L'esclavage moderne sévit jusqu'au Grand-Duché
L'esclavage moderne sévit jusqu'au Grand-Duché
(pj avec Rosa Clemente) Ils sont à la recherche d'une vie meilleure. Au lieu de cela, les voilà dupés par des parents, de supposés amis ou même de parfaits étrangers. Ainsi, près de 21 millions de personnes dans le monde et environ 60.000 en Europe sont exploitées d'une manière ou d'une autre. Le Luxembourg n'échappe pas à ce triste constat. Selon le dernier rapport de la Commission des Droits de l'Homme, entre 2017 et 2018, 31 victimes de traite des êtres humains ont été dénombrées au Grand-Duché.
Sur ces onze hommes, 18 femmes et deux mineurs, seules sept des victimes étaient originaires d'un pays membre de l'UE (Roumanie en tête). Pour les autres cas recensés, les 24 personnes avaient vu le jour en Albanie, en Chine et en Inde (deux). Mais nul doute que ces chiffres ne reflètent qu'une partie de la réalité. L'assistante sociale et responsable du Service d'assistance aux victimes de la traite des êtres humains (Savteh) en convient : «Beaucoup parmi les personnes exploitées ne connaissent pas leurs droits et ne cherchent pas non plus à obtenir de l'aide. Même la société remarque rarement leur souffrance».
Avec un psychologue et un travailleur social du Service Coteh -autre service d'assistance- ils forment actuellement le seul centre de soins luttant contre la traite des êtres humains au Luxembourg. Et pour des raisons de sécurité, nul ne souhaite donner son identité. C'est qu'ici il est question d'exploitation, de prostitution, de logements indignes, de salaires de misère: des faits hautement répréhensibles. Un esclavage moderne dont les victimes se retrouvent le plus souvent sous l'emprise de leur bourreau.
Début février, un couple de Rumelange comparaissait ainsi pour avoir exploité une nièce, alors mineure, comme main-d'œuvre bon marché. La jeune fille, venue de Guinée-Bissau pour vivre avec sa tante au Luxembourg depuis 2015, devait occuper tout son temps libre aux enfants du couple et à des tâches ménagères. Et c'est auprès d'un de ses professeurs que la demoiselle, épuisée, a osé se confier. Police, justice et au final la tante et son partenaire ont été condamnés en première instance à 42 et 36 mois de prison avec sursis. Ils devront également verser à leur souffre-douleur une indemnisation pour le préjudice subi.
Malheureusement, toutes les affaires ne sont pas portées devant les tribunaux. «Notre équipe n'est d'ailleurs pas assez étoffée pour rechercher activement des victimes présumées dans certains endroits. Nous devons compter sur le travail de la police et des travailleurs sociaux mais aussi sur l'attention des citoyens pour remonter les éventuels cas», explique le responsable de la Coteh.
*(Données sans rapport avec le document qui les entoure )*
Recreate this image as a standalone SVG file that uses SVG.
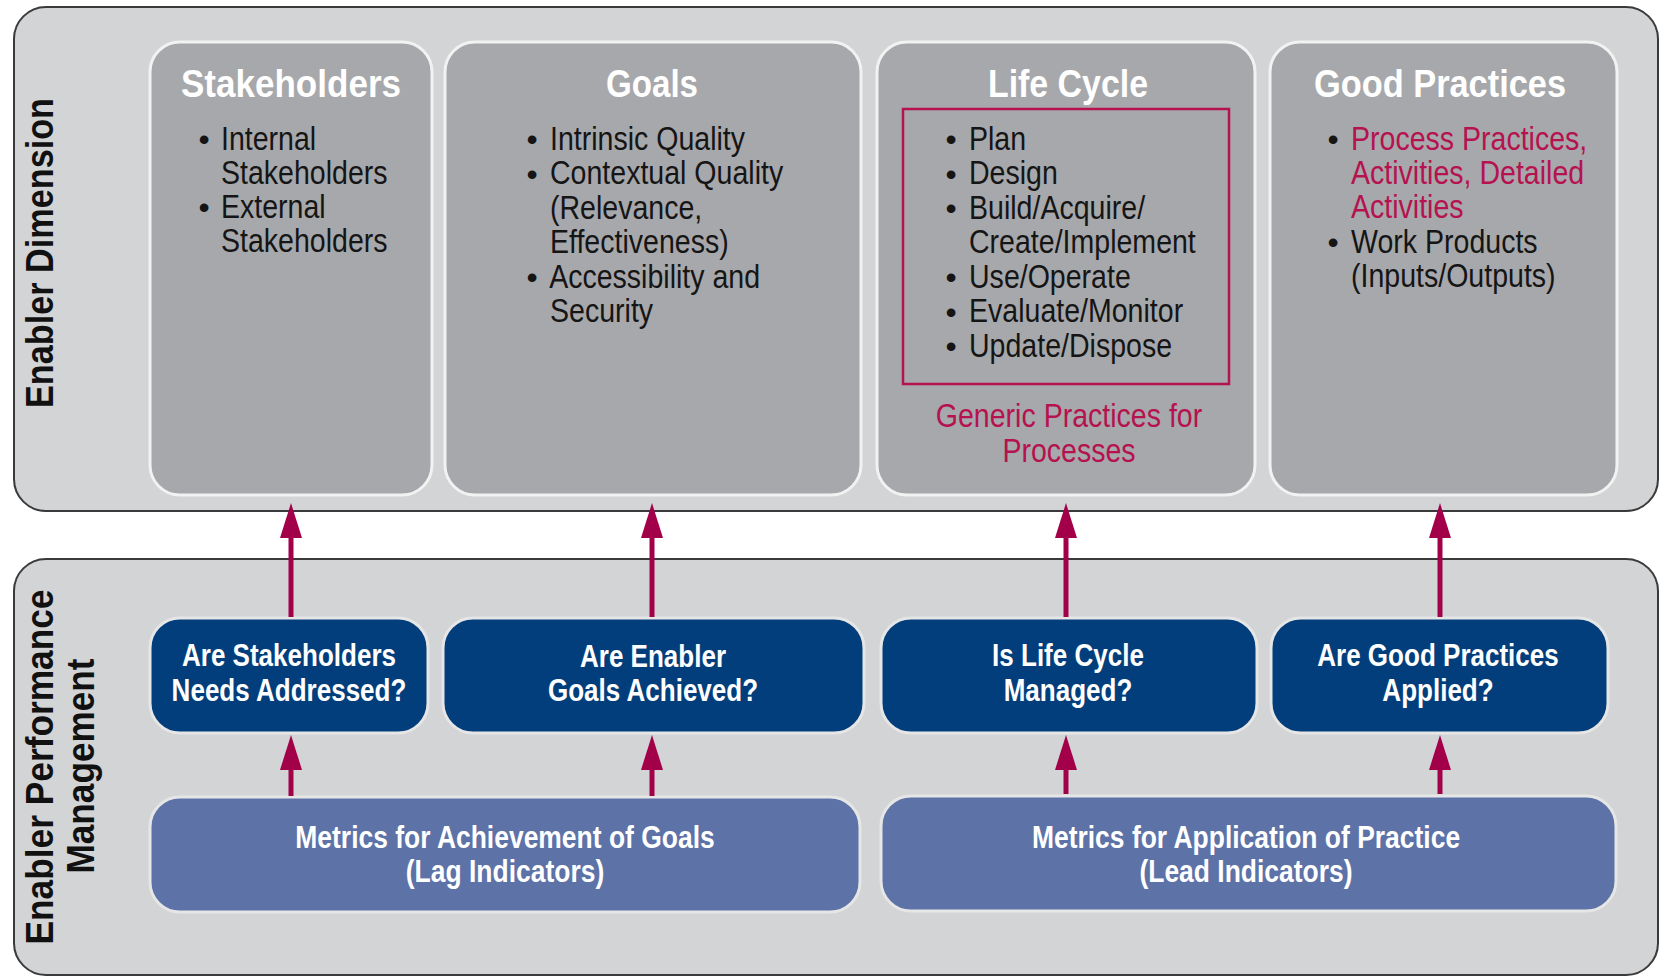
<svg xmlns="http://www.w3.org/2000/svg" width="1660" height="976" viewBox="0 0 1660 976">
<defs>
<marker id="ah" markerUnits="userSpaceOnUse" markerWidth="36" markerHeight="24" refX="0" refY="11" orient="auto" overflow="visible">
<path d="M0,0 L35,11 L0,22 Z" fill="#a3004a"/>
</marker>
<style>
.panel{fill:#d3d4d6;stroke:#3a3a3a;stroke-width:2}
.card{fill:#a7a8ab;stroke:#f2f2f2;stroke-width:3}
.q{fill:#033e7c;stroke:#e6e6e6;stroke-width:3}
.m{fill:#5d72a7;stroke:#e6e6e6;stroke-width:3}
.side{font-family:'Liberation Sans',Arial,sans-serif;font-weight:bold;font-size:38px;fill:#111;text-anchor:middle}
.title{font-family:'Liberation Sans',Arial,sans-serif;font-weight:bold;font-size:38px;fill:#fff;text-anchor:middle}
.body{font-family:'Liberation Sans',Arial,sans-serif;font-size:33px;fill:#151515}
.red{fill:#b5124f}
.mid{text-anchor:middle}
.bul{font-family:'Liberation Sans',Arial,sans-serif;font-size:32px;text-anchor:middle;fill:#151515}
.wt{font-family:'Liberation Sans',Arial,sans-serif;font-weight:bold;font-size:31px;fill:#fff;text-anchor:middle}
.conn line{stroke:#a3004a;stroke-width:5;marker-end:url(#ah)}
</style>
</defs>
<rect width="1660" height="976" fill="#ffffff"/>

<g id="enabler-dimension">
<rect class="panel" x="14" y="7" width="1644" height="504" rx="32"/>
<text class="side" transform="translate(53,253) rotate(-90)" textLength="310" lengthAdjust="spacingAndGlyphs">Enabler Dimension</text>
</g>

<g id="enabler-performance">
<rect class="panel" x="14" y="559" width="1644" height="416" rx="32"/>
<text class="side" transform="translate(53,767) rotate(-90)" textLength="355" lengthAdjust="spacingAndGlyphs">Enabler Performance</text>
<text class="side" transform="translate(94,766) rotate(-90)" textLength="215" lengthAdjust="spacingAndGlyphs">Management</text>
</g>

<g id="stakeholders">
<rect class="card" x="150" y="42" width="282" height="453" rx="30"/>
<text class="title" x="291" y="97" textLength="220" lengthAdjust="spacingAndGlyphs">Stakeholders</text>
<text class="bul" x="204" y="150">•</text>
<text class="bul" x="204" y="218">•</text>
<g transform="translate(221,0) scale(0.865,1)">
<text class="body" x="0" y="150">Internal</text>
<text class="body" x="0" y="184">Stakeholders</text>
<text class="body" x="0" y="218">External</text>
<text class="body" x="0" y="252">Stakeholders</text>
</g>
</g>

<g id="goals">
<rect class="card" x="445" y="42" width="416" height="453" rx="30"/>
<text class="title" x="652" y="97" textLength="92" lengthAdjust="spacingAndGlyphs">Goals</text>
<text class="bul" x="532" y="150">•</text>
<text class="bul" x="532" y="184.5">•</text>
<text class="bul" x="532" y="288">•</text>
<g transform="translate(550,0) scale(0.865,1)">
<text class="body" x="0" y="150">Intrinsic Quality</text>
<text class="body" x="0" y="184.5">Contextual Quality</text>
<text class="body" x="0" y="219">(Relevance,</text>
<text class="body" x="0" y="253.5">Effectiveness)</text>
<text class="body" x="-1" y="288">Accessibility and</text>
<text class="body" x="0" y="322.5">Security</text>
</g>
</g>

<g id="life-cycle">
<rect class="card" x="877" y="42" width="378" height="453" rx="30"/>
<text class="title" x="1068" y="97" textLength="160" lengthAdjust="spacingAndGlyphs">Life Cycle</text>
<rect x="903" y="109" width="326" height="275" fill="none" stroke="#b5124f" stroke-width="2.5"/>
<text class="bul" x="951" y="150">•</text>
<text class="bul" x="951" y="184.5">•</text>
<text class="bul" x="951" y="219">•</text>
<text class="bul" x="951" y="288">•</text>
<text class="bul" x="951" y="322.5">•</text>
<text class="bul" x="951" y="357">•</text>
<g transform="translate(969,0) scale(0.865,1)">
<text class="body" x="0" y="150">Plan</text>
<text class="body" x="0" y="184.5">Design</text>
<text class="body" x="0" y="219">Build/Acquire/</text>
<text class="body" x="0" y="253.5">Create/Implement</text>
<text class="body" x="0" y="288">Use/Operate</text>
<text class="body" x="0" y="322.5">Evaluate/Monitor</text>
<text class="body" x="0" y="357">Update/Dispose</text>
</g>
<g transform="translate(1069,0) scale(0.865,1)">
<text class="body red mid" x="0" y="427">Generic Practices for</text>
<text class="body red mid" x="0" y="462">Processes</text>
</g>
</g>

<g id="good-practices">
<rect class="card" x="1270" y="42" width="347" height="453" rx="30"/>
<text class="title" x="1440" y="97" textLength="252" lengthAdjust="spacingAndGlyphs">Good Practices</text>
<text class="bul red" x="1333" y="150">•</text>
<text class="bul" x="1333" y="253">•</text>
<g transform="translate(1351,0) scale(0.865,1)">
<text class="body red" x="0" y="150">Process Practices,</text>
<text class="body red" x="0" y="184">Activities, Detailed</text>
<text class="body red" x="0" y="218">Activities</text>
<text class="body" x="0" y="253">Work Products</text>
<text class="body" x="0" y="287">(Inputs/Outputs)</text>
</g>
</g>

<g id="q-stakeholders">
<rect class="q" x="150" y="618" width="278" height="115" rx="30"/>
<g transform="translate(289,0) scale(0.84,1)">
<text class="wt" x="0" y="666">Are Stakeholders</text>
<text class="wt" x="0" y="701">Needs Addressed?</text>
</g>
</g>
<g id="q-goals">
<rect class="q" x="443" y="618" width="421" height="115" rx="30"/>
<g transform="translate(653,0) scale(0.84,1)">
<text class="wt" x="0" y="667">Are Enabler</text>
<text class="wt" x="0" y="701">Goals Achieved?</text>
</g>
</g>
<g id="q-lifecycle">
<rect class="q" x="881" y="618" width="376" height="115" rx="30"/>
<g transform="translate(1068,0) scale(0.84,1)">
<text class="wt" x="0" y="666">Is Life Cycle</text>
<text class="wt" x="0" y="701">Managed?</text>
</g>
</g>
<g id="q-goodpractices">
<rect class="q" x="1271" y="618" width="337" height="115" rx="30"/>
<g transform="translate(1438,0) scale(0.84,1)">
<text class="wt" x="0" y="666">Are Good Practices</text>
<text class="wt" x="0" y="701">Applied?</text>
</g>
</g>

<g id="metrics-goals">
<rect class="m" x="150" y="797" width="710" height="115" rx="30"/>
<g transform="translate(505,0) scale(0.84,1)">
<text class="wt" x="0" y="848" style="font-size:31.5px">Metrics for Achievement of Goals</text>
<text class="wt" x="0" y="882" style="font-size:31.5px">(Lag Indicators)</text>
</g>
</g>
<g id="metrics-practice">
<rect class="m" x="881" y="796" width="735" height="115" rx="30"/>
<g transform="translate(1246,0) scale(0.84,1)">
<text class="wt" x="0" y="848" style="font-size:31.5px">Metrics for Application of Practice</text>
<text class="wt" x="0" y="882" style="font-size:31.5px">(Lead Indicators)</text>
</g>
</g>

<g id="connectors" class="conn">
<line x1="291" y1="617" x2="291" y2="538"/>
<line x1="652" y1="617" x2="652" y2="538"/>
<line x1="1066" y1="617" x2="1066" y2="538"/>
<line x1="1440" y1="617" x2="1440" y2="538"/>
<line x1="291" y1="796" x2="291" y2="770"/>
<line x1="652" y1="796" x2="652" y2="770"/>
<line x1="1066" y1="794" x2="1066" y2="770"/>
<line x1="1440" y1="794" x2="1440" y2="770"/>
</g>
</svg>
L'an passé, l'équipe Savteh/Coteh a pris 24 personnes sous son aile. Huit d'entre elles étaient déjà des victimes identifiées, sept n'ont été identifiées qu'en 2019, et neuf étaient encore des victimes présumées. «Il s'agissait principalement de personnes travaillant dans le secteur de la construction, dans la restauration ou dans des ménages privés. La prostitution ne concernait que peu de monde parmi cet effectif.»
Le plus souvent, les victimes avaient été attirées au Luxembourg par de fausses promesses. Etrangers en situation irrégulière, travailleurs saisonniers, réfugiés et leurs proches : voilà les profils les plus souvent exploités. Autrement dit, des hommes, des femmes, des enfants ignorant leurs droits et n'ayant pas de connaissance pour se défendre.
Une fois prises en charge par les anges gardiens de Savteh et Coteh, les abusés sont avant tout relogés en foyers ou autres établissements coopérant avec les services. Chaque adulte peut alors percevoir une aide financière de 336€ par mois et bénéficier d'une prise en charge psychologique et médicale ainsi qu'un soutien juridique. «Notre objectif est de stabiliser psychologiquement ces personnes, pour la plupart marquées par la peur et souvent traumatisées. Nous les informons de leurs droits, les soutenons dans leurs relations avec la police et le ministère public. Nous les encourageons à redevenir sûres, autonomes et libres», décline le responsable de la Coteh.
Un travail délicat, d'autant qu'avant la tenue du procès plusieurs longs mois peuvent filer. La procédure entière prend ainsi souvent jusqu'à trois ans. «Trop long», tempêtent les experts de la question de la traite d'êtres humains. «Il existe encore de nombreux obstacles administratifs et juridiques limitant notre travail social», regrette l'équipe.